NYU’s Issacharoff, who argued the Sullivan case at the 3rd Circuit as well as the BP case before Dennis and Clement, said he’s not unduly worried about Clement’s dicta. “Her rhetorical sweep was broad, but where she doesn’t go is to say the class must have proof everyone will win,” he told me. “She said you only need a colorable claim.” Her language may be yet another obstacle for plaintiffs seeking class certification, Issacharoff said, but defendants that want to settle should be able to work with class counsel to draft class definitions that satisfy what he called the “malleable standard” of a legally colorable claim. (BP, which had threatened to join settlement objectors in seeking to overturn the agreement if the 5th Circuit upheld Judge Barbier’s order on accounting definitions, told me in an email statement that it is reviewing Wednesday’s ruling and has no additional comment.)

Issacharoff said that Clement’s opinion could turn out to be more useful to class action settlement objectors than to defendants hoping to block certification.

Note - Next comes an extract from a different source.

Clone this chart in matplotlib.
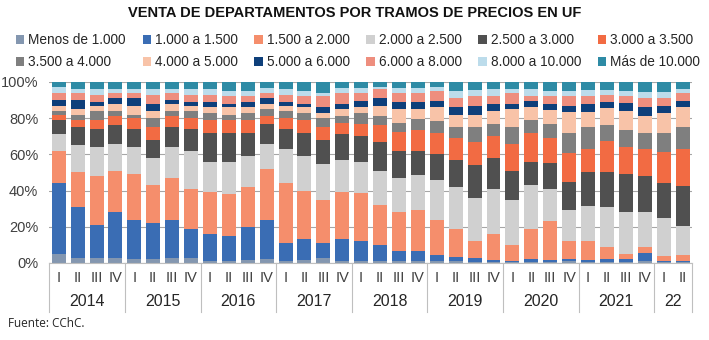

I checked that theory with appellate litigator Howard Bashman of the blog How Appealing, who argued the Sullivan case at the 3rd Circuit on behalf of an indirect diamond purchaser who objected to the DeBeers settlement. Bashman said Clement’s opinion could be useful to objectors. He also said he thinks she (and the dissenters in the en banc Sullivan ruling) is correct about standing requirements for class members. “Judges don’t have the luxury of ignoring” Article III, he said.

The BP case is already the biggest civil litigation in history, and even though the 5th Circuit temporarily stopped some claims payouts for Judge Barbier’s reconsideration of terms, it’s only going to get bigger. I suppose it’s only appropriate that the case make some interesting law along with way.